• _THE DATA_:
★ ★ ★ ★
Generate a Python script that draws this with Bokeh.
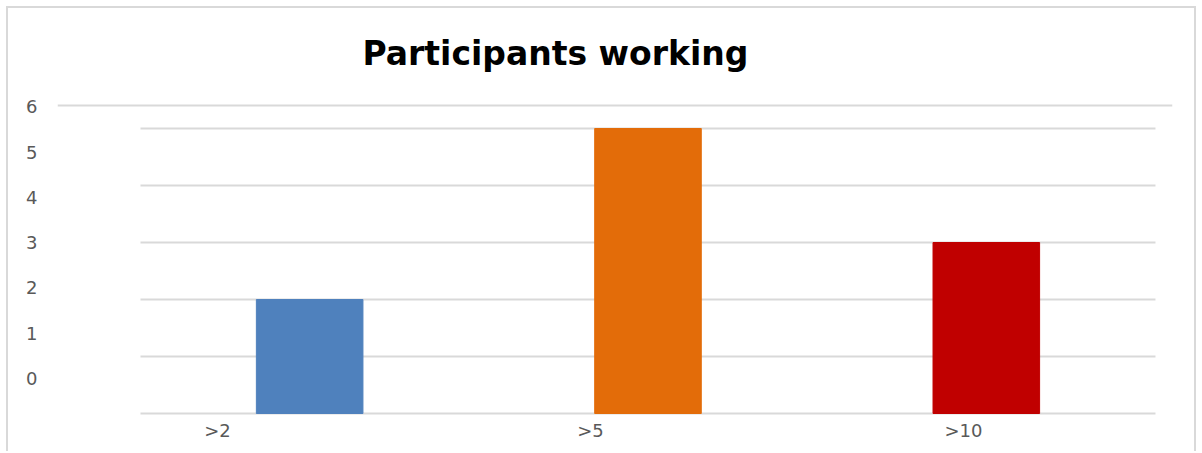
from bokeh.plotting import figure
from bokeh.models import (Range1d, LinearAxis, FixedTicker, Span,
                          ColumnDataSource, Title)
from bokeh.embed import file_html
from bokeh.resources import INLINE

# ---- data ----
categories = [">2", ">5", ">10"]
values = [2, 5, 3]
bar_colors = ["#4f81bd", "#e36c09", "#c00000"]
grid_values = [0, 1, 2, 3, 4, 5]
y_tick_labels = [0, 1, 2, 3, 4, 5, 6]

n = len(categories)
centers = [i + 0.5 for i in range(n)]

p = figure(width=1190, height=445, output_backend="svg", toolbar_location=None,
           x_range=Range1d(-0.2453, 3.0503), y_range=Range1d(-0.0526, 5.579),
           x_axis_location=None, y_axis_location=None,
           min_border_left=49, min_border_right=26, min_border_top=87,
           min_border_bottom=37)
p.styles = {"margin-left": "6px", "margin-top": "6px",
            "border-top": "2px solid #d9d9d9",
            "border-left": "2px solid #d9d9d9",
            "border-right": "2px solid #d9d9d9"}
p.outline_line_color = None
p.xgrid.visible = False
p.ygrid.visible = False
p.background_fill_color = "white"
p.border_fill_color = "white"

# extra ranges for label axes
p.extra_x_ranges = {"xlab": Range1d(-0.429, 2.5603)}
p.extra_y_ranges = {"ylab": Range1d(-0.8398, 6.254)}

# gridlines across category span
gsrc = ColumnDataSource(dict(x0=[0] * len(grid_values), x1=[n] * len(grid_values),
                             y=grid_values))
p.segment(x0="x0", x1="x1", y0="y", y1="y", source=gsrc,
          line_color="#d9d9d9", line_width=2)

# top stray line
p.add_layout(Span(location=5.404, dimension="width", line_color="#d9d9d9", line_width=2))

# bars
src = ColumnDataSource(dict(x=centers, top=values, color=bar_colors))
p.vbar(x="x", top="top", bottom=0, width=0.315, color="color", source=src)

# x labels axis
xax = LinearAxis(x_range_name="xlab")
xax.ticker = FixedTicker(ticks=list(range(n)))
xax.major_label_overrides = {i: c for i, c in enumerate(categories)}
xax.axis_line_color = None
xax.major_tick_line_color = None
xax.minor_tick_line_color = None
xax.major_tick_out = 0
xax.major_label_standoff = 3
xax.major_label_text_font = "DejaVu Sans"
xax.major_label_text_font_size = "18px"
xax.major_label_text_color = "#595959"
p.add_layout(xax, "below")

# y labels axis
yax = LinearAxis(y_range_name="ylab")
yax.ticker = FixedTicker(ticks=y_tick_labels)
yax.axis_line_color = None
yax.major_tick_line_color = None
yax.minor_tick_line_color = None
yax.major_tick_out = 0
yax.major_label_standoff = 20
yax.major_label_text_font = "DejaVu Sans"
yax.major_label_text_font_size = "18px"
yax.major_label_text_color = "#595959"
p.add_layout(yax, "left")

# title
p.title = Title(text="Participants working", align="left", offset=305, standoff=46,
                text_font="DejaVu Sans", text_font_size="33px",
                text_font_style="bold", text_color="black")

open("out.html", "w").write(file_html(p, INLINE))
★ ★ ★ ★
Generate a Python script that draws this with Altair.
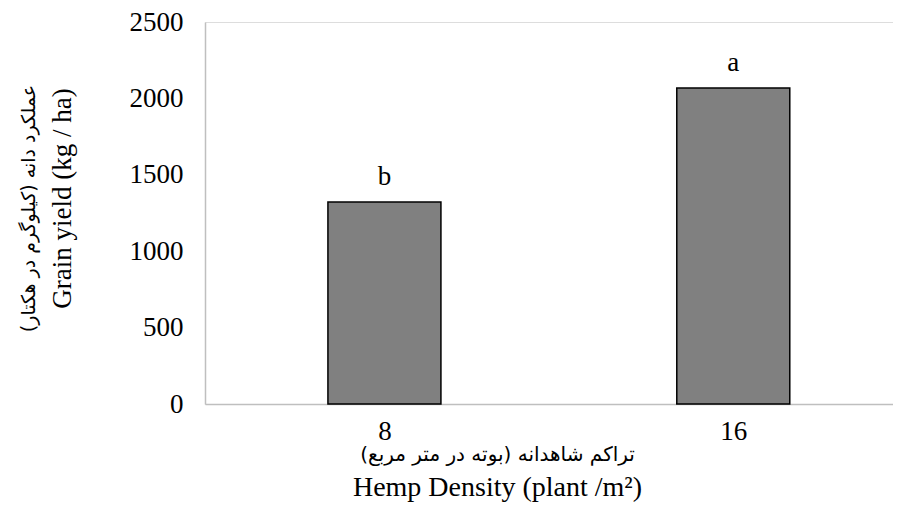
★ ★ ★ ★
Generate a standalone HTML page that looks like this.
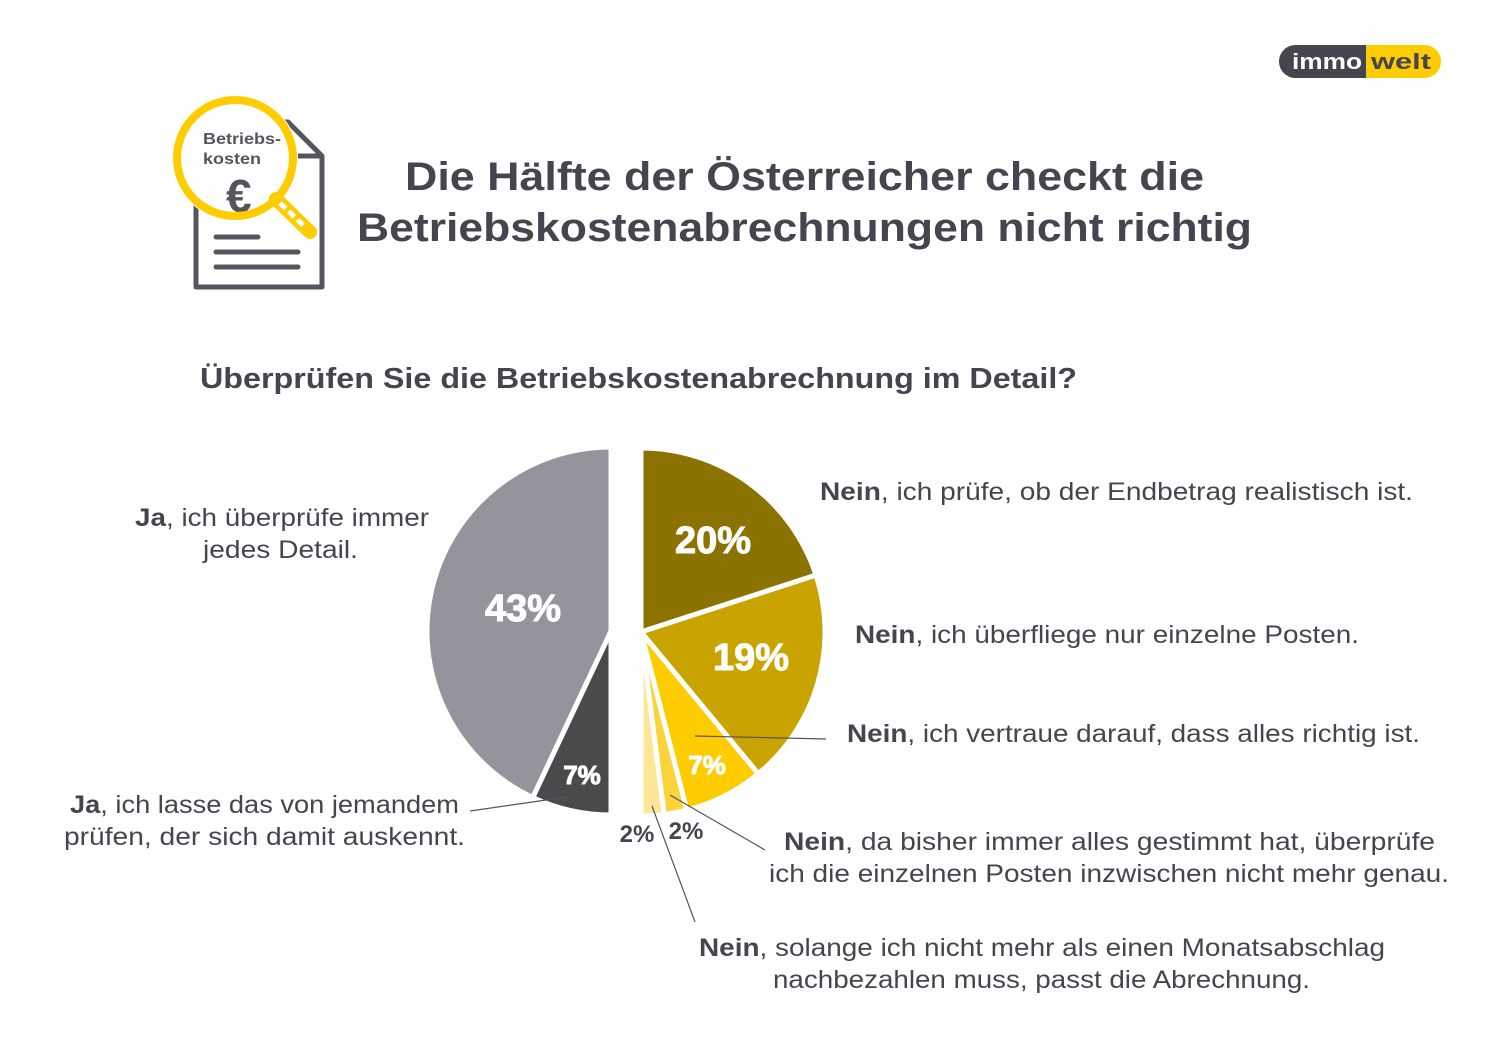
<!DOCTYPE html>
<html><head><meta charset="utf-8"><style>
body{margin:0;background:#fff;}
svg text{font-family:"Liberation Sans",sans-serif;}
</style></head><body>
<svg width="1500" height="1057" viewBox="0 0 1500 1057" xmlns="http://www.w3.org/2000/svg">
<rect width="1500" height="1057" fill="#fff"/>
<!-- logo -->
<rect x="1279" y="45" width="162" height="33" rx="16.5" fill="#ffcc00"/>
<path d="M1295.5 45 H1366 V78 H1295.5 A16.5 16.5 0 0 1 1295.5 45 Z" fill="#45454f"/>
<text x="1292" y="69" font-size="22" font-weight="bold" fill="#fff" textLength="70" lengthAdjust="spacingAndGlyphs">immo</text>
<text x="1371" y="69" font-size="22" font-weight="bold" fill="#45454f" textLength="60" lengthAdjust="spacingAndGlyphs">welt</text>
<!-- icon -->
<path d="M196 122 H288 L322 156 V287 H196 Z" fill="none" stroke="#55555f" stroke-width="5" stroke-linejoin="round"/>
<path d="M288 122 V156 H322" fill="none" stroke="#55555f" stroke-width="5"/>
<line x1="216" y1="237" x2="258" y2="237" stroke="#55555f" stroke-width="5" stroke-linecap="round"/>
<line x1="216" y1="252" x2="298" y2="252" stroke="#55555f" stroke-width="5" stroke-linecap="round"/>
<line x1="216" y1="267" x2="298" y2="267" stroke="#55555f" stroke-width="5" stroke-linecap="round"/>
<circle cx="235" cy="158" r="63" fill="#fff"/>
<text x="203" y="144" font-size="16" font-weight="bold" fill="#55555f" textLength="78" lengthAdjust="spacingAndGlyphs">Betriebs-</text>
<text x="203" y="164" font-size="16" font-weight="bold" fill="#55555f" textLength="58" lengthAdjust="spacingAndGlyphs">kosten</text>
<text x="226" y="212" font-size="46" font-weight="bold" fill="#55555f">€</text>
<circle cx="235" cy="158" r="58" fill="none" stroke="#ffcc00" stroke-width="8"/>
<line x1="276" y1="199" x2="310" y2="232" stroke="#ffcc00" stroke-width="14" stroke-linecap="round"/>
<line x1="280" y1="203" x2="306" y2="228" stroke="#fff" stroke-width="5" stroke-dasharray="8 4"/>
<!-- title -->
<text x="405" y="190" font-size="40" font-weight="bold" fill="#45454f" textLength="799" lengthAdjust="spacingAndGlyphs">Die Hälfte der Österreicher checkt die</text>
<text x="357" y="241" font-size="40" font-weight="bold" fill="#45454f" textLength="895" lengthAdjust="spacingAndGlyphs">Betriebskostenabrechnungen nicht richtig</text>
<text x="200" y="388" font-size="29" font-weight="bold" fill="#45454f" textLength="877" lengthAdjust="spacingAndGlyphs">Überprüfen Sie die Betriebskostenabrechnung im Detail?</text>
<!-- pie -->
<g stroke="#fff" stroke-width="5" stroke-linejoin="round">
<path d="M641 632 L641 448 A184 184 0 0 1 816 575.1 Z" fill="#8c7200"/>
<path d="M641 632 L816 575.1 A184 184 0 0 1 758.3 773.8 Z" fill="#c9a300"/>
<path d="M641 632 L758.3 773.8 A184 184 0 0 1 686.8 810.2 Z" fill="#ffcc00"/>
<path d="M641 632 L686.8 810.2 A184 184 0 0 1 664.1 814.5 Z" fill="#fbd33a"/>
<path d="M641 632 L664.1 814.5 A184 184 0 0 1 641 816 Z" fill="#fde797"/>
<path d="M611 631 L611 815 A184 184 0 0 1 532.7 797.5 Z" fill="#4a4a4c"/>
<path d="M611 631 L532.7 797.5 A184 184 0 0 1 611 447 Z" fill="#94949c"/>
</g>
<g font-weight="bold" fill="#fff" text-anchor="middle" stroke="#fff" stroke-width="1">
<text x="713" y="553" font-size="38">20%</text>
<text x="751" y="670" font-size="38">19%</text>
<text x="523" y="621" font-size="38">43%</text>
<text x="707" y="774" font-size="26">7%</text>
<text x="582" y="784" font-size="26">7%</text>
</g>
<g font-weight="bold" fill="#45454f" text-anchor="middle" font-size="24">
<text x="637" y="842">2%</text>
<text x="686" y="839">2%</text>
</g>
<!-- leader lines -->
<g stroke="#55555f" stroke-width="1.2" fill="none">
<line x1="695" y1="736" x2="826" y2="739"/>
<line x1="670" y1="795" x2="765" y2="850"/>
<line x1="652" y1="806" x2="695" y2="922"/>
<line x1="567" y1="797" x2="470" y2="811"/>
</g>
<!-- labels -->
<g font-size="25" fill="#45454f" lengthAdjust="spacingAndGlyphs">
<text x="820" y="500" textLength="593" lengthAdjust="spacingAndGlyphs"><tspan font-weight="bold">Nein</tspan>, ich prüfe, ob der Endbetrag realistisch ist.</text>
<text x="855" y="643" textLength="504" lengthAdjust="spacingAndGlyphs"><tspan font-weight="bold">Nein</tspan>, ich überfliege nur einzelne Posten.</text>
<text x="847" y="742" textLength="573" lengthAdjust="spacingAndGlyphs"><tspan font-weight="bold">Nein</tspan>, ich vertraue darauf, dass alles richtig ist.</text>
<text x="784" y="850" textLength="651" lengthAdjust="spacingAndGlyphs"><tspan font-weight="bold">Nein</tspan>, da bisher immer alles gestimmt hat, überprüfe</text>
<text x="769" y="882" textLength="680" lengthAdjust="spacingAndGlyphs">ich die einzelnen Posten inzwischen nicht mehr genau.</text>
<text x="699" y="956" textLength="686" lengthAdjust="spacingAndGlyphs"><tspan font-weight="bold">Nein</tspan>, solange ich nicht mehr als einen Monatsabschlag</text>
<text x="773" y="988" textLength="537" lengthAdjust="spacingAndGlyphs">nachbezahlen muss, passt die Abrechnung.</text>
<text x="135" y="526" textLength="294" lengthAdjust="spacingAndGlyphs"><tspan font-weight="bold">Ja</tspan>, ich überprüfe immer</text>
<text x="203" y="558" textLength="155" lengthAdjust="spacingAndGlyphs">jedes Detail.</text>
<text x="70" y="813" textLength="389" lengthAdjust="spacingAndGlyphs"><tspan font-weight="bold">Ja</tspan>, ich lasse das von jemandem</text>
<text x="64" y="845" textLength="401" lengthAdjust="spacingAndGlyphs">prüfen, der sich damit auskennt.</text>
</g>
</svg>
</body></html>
★ ★ ★ ★
• _SET TASK_:
Retype, word for word, only the lines from the one containing "Generate a Python script that draws this with Bokeh." through the one containing "from bokeh.resources import INLINE", both included, and leave out any pictures.

• _TASK OUTPUT_:
Generate a Python script that draws this with Bokeh.
from bokeh.plotting import figure
from bokeh.models import (Range1d, LinearAxis, FixedTicker, Span,
                          ColumnDataSource, Title)
from bokeh.embed import file_html
from bokeh.resources import INLINE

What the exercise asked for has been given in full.